Getting Unstuck: Managing Anxiety With ACT Featuring Dr. Patricia Zurita Ona
What acceptance and commitment therapy (ACT) teaches about anxiety
Acceptance and Commitment Therapy (ACT) reframes anxiety as a normal human experience and focuses on living a values-driven life rather than eradicating uncomfortable feelings. Patricia Zurita Oñor explains how ACT differs from cognitive behavioral therapy (CBT): instead of debating or disproving anxious thoughts, ACT teaches people to notice, name, and step back from them.
How ACT reduces secondary suffering and improves psychological flexibility
ACT distinguishes between primary pain (the raw uncomfortable emotion) and secondary suffering (the extra distress added by avoidance, judgment, or rumination). By practicing acceptance, cognitive defusion, and mindful observer perspective, people stop adding unnecessary suffering and regain the energy needed for meaningful action.
Concrete ACT skills for immediate relief and long-term change
Grounding and body-based techniques — press your feet into the floor, practice diaphragmatic breathing, and use stress-coherence exercises to reduce physiological distress without trying to eliminate the emotion. Defusion practices — notice, name, and even greet anxious thoughts ("Hello, Ms. Worry") to loosen their grip. Workability questioning — ask whether following a thought expands or shrinks your life.
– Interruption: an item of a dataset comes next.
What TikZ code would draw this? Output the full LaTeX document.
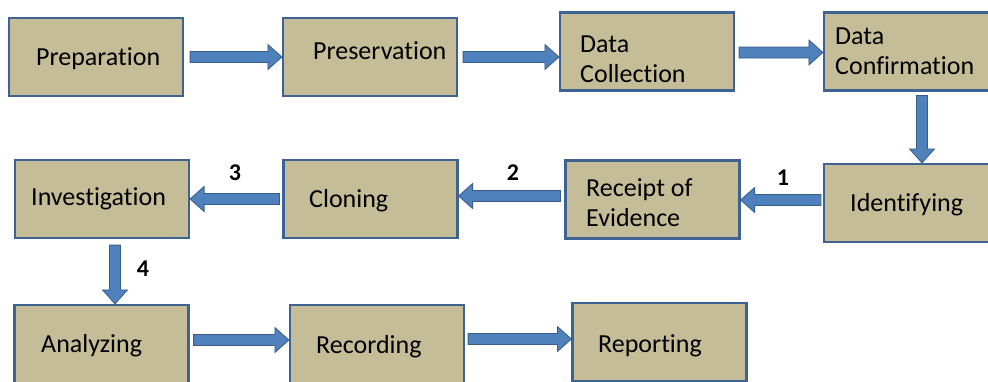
\documentclass[tikz,border=0pt]{standalone}
\usepackage{fontspec}
\setmainfont{Carlito}[RawFeature={-liga}]
\usetikzlibrary{calc,positioning}
\definecolor{boxfill}{RGB}{196,189,151}
\definecolor{boxline}{RGB}{62,98,146}
\definecolor{arrfill}{RGB}{79,129,189}
\definecolor{arrline}{RGB}{56,93,138}
\tikzset{
  stagebox/.style={rectangle, draw=boxline, fill=boxfill, line width=2.2pt,
    minimum width=174pt, minimum height=78pt, inner sep=0pt},
  stagetext/.style={anchor=base west, inner sep=0pt, align=left,
    font=\fontsize{26}{30}\selectfont},
  steplabel/.style={inner sep=0pt, font=\fontsize{24}{28}\selectfont\bfseries},
  blockarrow/.style={draw=arrline, fill=arrfill, line width=0.8pt, line join=miter,
    to path={let \p1=($(\tikztotarget)-(\tikztostart)$),
      \n1={atan2(\y1,\x1)}, \n2={veclen(\x1,\y1)-14} in
      ($(\tikztostart)+(\n1+90:5.5pt)$) -- ++(\n1:\n2) -- ++(\n1+90:7pt)
      -- (\tikztotarget)
      -- ($(\tikztostart)+(\n1:\n2)+(\n1-90:12.5pt)$) -- ++(\n1+90:7pt)
      -- ($(\tikztostart)+(\n1-90:5.5pt)$) -- cycle}}
}
\begin{document}
\begin{tikzpicture}[x=1pt,y=-1pt]
  \useasboundingbox (0,0) rectangle (988,381);
  \clip (0,0) rectangle (988,381);
  % top row
  \node[stagebox] (prep) at (96,57) {};
  \node[stagebox] (pres) at (370,57) {};
  \node[stagebox] (coll) at (647,51.5) {};
  \node[stagebox] (conf) at (911,51.5) {};
  % middle row, runs right to left
  \node[stagebox] (ident) at (911,203) {};
  \node[stagebox] (receipt) at (652.5,199.5) {};
  \node[stagebox] (clon) at (370.5,199) {};
  \node[stagebox] (invest) at (102,199) {};
  % bottom row
  \node[stagebox] (analyz) at (101.5,344) {};
  \node[stagebox] (record) at (377,344) {};
  \node[stagebox] (report) at (659.5,342) {};
  % box texts (two-line ones sit on their last line)
  \node[stagetext] (prep-t) at (36,65) {Preparation};
  \node[stagetext] (pres-t) at (313,59) {Preservation};
  \node[stagetext] (coll-t) at (580,82) {Data\\Collection};
  \node[stagetext] (conf-t) at (835,74) {Data\\Confirmation};
  \node[stagetext] (ident-t) at (850,211) {Identifying};
  \node[stagetext] (receipt-t) at (586,226) {Receipt of\\Evidence};
  \node[stagetext] (clon-t) at (309,207) {Cloning};
  \node[stagetext] (invest-t) at (31,205) {Investigation};
  \node[stagetext] (analyz-t) at (41,352) {Analyzing};
  \node[stagetext] (record-t) at (316,353) {Recording};
  \node[stagetext] (report-t) at (598,352) {Reporting};
  % arrow tails
  \coordinate (a3s) at ($(coll.east)+(4,1)$);
  \coordinate (a4s) at ($(conf.south)+(11,4)$);
  \coordinate (a5s) at ($(ident.west)+(-2,-3)$);
  \coordinate (a6s) at ($(receipt.west)+(-4,-3.5)$);
  \coordinate (a8s) at ($(invest.south)+(13,6)$);
  \coordinate (a9s) at ($(analyz.east)+(4,-4)$);
  \coordinate (a10s) at ($(record.east)+(3,-5)$);
  % arrows
  \draw[blockarrow] ($(prep.east)+(6,0)$) to (pres.west);
  \draw[blockarrow] ($(pres.east)+(5,0)$) to (pres.east -| coll.west);
  \draw[blockarrow] (a3s) to (a3s -| conf.west);
  \draw[blockarrow] (a4s) to (a4s |- ident.north);
  \draw[blockarrow] (a5s) to (a5s -| receipt.east);
  \draw[blockarrow] (a6s) to (a6s -| clon.east);
  \draw[blockarrow] ($(clon.west)+(-3,0)$) to (clon.west -| invest.east);
  \draw[blockarrow] (a8s) to (a8s |- analyz.north);
  \draw[blockarrow] (a9s) to (a9s -| record.west);
  \draw[blockarrow] (a10s) to (a10s -| report.west);
  % step numbers
  \node[steplabel] (lab1) at (783,178) {1};
  \node[steplabel] (lab2) at (513,173) {2};
  \node[steplabel] (lab3) at (235,173) {3};
  \node[steplabel] (lab4) at (143,269) {4};
\end{tikzpicture}
\end{document}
Values-based action: the engine of meaningful change
ACT reframes therapy around verbs and actions aligned with personal values. Identify core values across life domains (relationships, health, career), convert values into weekly concrete behaviors, and perform short regular check-ins — for example, a weekly whiteboard X system to track value alignment.
When to combine ACT with other tools
For some people with intense physiological symptoms, medication or additional grounding skills can help them engage with ACT practices more effectively. ACT is often integrated with exposure principles: intentionally taking valued action while allowing uncomfortable sensations to exist.
Where to learn more
For professionals and the public, contextualbehavioralscience.org offers training resources, research, and practical ACT materials. ACT-based practices, such as observer-self cultivation, mindful defusion, and values clarification, are backed by multiple randomized controlled trials showing improved well-being and meaning.
- Key takeaway: Stop fighting feelings — practice acceptance and choose values-based behavior to expand your life.
- Practical next step: Try naming a worry today, ground your body, and take one small values-based action.